• Source material:
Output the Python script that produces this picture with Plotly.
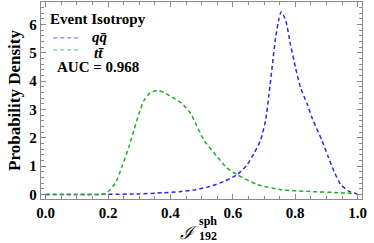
import plotly.graph_objects as go

# ---- data ----
qq_x = [0.0, 0.1, 0.2, 0.3, 0.374, 0.43, 0.481, 0.529, 0.571, 0.614, 0.646, 0.668,
        0.689, 0.705, 0.716, 0.727, 0.737, 0.748, 0.755, 0.769, 0.785, 0.801, 0.817,
        0.838, 0.855, 0.885, 0.905, 0.925, 0.946, 0.972, 0.994, 1.0]
qq_y = [0.0, 0.0, 0.005, 0.02, 0.06, 0.1, 0.17, 0.29, 0.46, 0.70, 1.05, 1.45,
        1.92, 2.61, 3.54, 4.59, 5.52, 6.21, 6.45, 6.16, 5.28, 4.47, 3.77,
        3.2, 2.67, 1.92, 1.35, 0.8, 0.35, 0.11, 0.03, 0.0]

tt_x = [0.0, 0.15, 0.192, 0.224, 0.245, 0.267, 0.283, 0.299, 0.315, 0.336, 0.358,
        0.379, 0.406, 0.438, 0.465, 0.481, 0.507, 0.55, 0.582, 0.614, 0.678, 0.753,
        0.838, 0.946, 0.99]
tt_y = [0.0, 0.0, 0.02, 0.41, 0.99, 1.68, 2.26, 2.85, 3.31, 3.6, 3.66,
        3.6, 3.43, 3.2, 2.85, 2.5, 1.92, 1.33, 0.93, 0.70, 0.35, 0.17,
        0.11, 0.06, 0.03]

series_names = ["<i>q</i><i>q\u0304</i>", "<i>t</i><i>t\u0304</i>"]
series_colors = ["#2828f0", "#1fae1f"]
legend_title = "Event Isotropy"
auc_text = "AUC = 0.968"
x_ticks = [0.0, 0.2, 0.4, 0.6, 0.8, 1.0]
x_ticklabels = ["0.0", "0.2", "0.4", "0.6", "0.8", "1.0"]
y_ticks = [0, 1, 2, 3, 4, 5, 6]

FONT = "Times New Roman, Liberation Serif, serif"
DASH = "4px,3px"
fig = go.Figure()
for xs, ys, nm, col in [(qq_x, qq_y, series_names[0], series_colors[0]),
                        (tt_x, tt_y, series_names[1], series_colors[1])]:
    fig.add_trace(go.Scatter(x=xs, y=ys, mode="lines", name=nm, hoverinfo="skip",
                             line=dict(color=col, width=1.5, dash=DASH, shape="spline", smoothing=0.6),
                             showlegend=False))

axis_common = dict(showline=True, linecolor="#8a8a8a", linewidth=1.3, mirror="allticks",
                   ticks="inside", tickcolor="#8a8a8a", showgrid=False, zeroline=False,
                   automargin=False,
                   tickfont=dict(family=FONT, size=15, color="black", weight="bold"))
fig.update_xaxes(range=[-0.0147, 1.014], tickvals=x_ticks, ticktext=x_ticklabels, ticklen=5,
                 minor=dict(ticks="inside", dtick=0.05, ticklen=3, tickcolor="#8a8a8a"),
                 **axis_common)
fig.update_yaxes(range=[-0.16, 6.79], tickvals=y_ticks, ticklen=5,
                 minor=dict(ticks="inside", dtick=0.2, ticklen=3, tickcolor="#8a8a8a"),
                 title=dict(text="<b>Probability Density</b>", font=dict(family=FONT, size=17, color="black"),
                            standoff=4),
                 **axis_common)

# legend (manual, inside the frame, top-left)
ann = [
    dict(x=0.022, y=0.915, xref="paper", yref="paper", text="<b>" + legend_title + "</b>",
         showarrow=False, xanchor="left", yanchor="middle", font=dict(family=FONT, size=15, color="black")),
    dict(x=0.154, y=0.822, xref="paper", yref="paper", text="<b>" + series_names[0] + "</b>",
         showarrow=False, xanchor="left", yanchor="middle", font=dict(family=FONT, size=15, color="black")),
    dict(x=0.160, y=0.742, xref="paper", yref="paper", text="<b>" + series_names[1] + "</b>",
         showarrow=False, xanchor="left", yanchor="middle", font=dict(family=FONT, size=15, color="black")),
    dict(x=0.044, y=0.668, xref="paper", yref="paper", text="<b>" + auc_text + "</b>",
         showarrow=False, xanchor="left", yanchor="middle", font=dict(family=FONT, size=15, color="black")),
    # x-axis title: script I with stacked super/subscript
    dict(x=0.462, y=-0.168, xref="paper", yref="paper", text="<i>\u2110</i>",
         showarrow=False, xanchor="center", yanchor="middle", font=dict(family="DejaVu Serif", size=18, color="black")),
    dict(x=0.485, y=-0.112, xref="paper", yref="paper", text="<b>sph</b>",
         showarrow=False, xanchor="left", yanchor="middle", font=dict(family=FONT, size=12, color="black")),
    dict(x=0.485, y=-0.19, xref="paper", yref="paper", text="<b>192</b>",
         showarrow=False, xanchor="left", yanchor="middle", font=dict(family=FONT, size=12, color="black")),
]
shapes = []
for i, col in enumerate(series_colors):
    yy = 0.818 - 0.061 * i
    shapes.append(dict(type="line", xref="paper", yref="paper", x0=0.038, x1=0.122, y0=yy, y1=yy,
                       line=dict(color=col, width=1.2, dash=DASH), opacity=0.6))

fig.update_layout(width=374, height=243, margin=dict(l=41, r=12, t=1.5, b=44),
                  paper_bgcolor="white", plot_bgcolor="white", hovermode=False,
                  annotations=ann, shapes=shapes, showlegend=False)
fig.write_html("out.html", config={"displayModeBar": False},
               post_script="document.body.style.margin='0';document.body.style.overflow='hidden';")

• Instructions for the task: Output exactly the span of lines from the top of the listing through the line holding "3.2, 2.67, 1.92, 1.35, 0.8, 0.35, 0.11, 0.03, 0.0]", and leave every picture out.

• Correct result:
Output the Python script that produces this picture with Plotly.
import plotly.graph_objects as go

# ---- data ----
qq_x = [0.0, 0.1, 0.2, 0.3, 0.374, 0.43, 0.481, 0.529, 0.571, 0.614, 0.646, 0.668,
        0.689, 0.705, 0.716, 0.727, 0.737, 0.748, 0.755, 0.769, 0.785, 0.801, 0.817,
        0.838, 0.855, 0.885, 0.905, 0.925, 0.946, 0.972, 0.994, 1.0]
qq_y = [0.0, 0.0, 0.005, 0.02, 0.06, 0.1, 0.17, 0.29, 0.46, 0.70, 1.05, 1.45,
        1.92, 2.61, 3.54, 4.59, 5.52, 6.21, 6.45, 6.16, 5.28, 4.47, 3.77,
        3.2, 2.67, 1.92, 1.35, 0.8, 0.35, 0.11, 0.03, 0.0]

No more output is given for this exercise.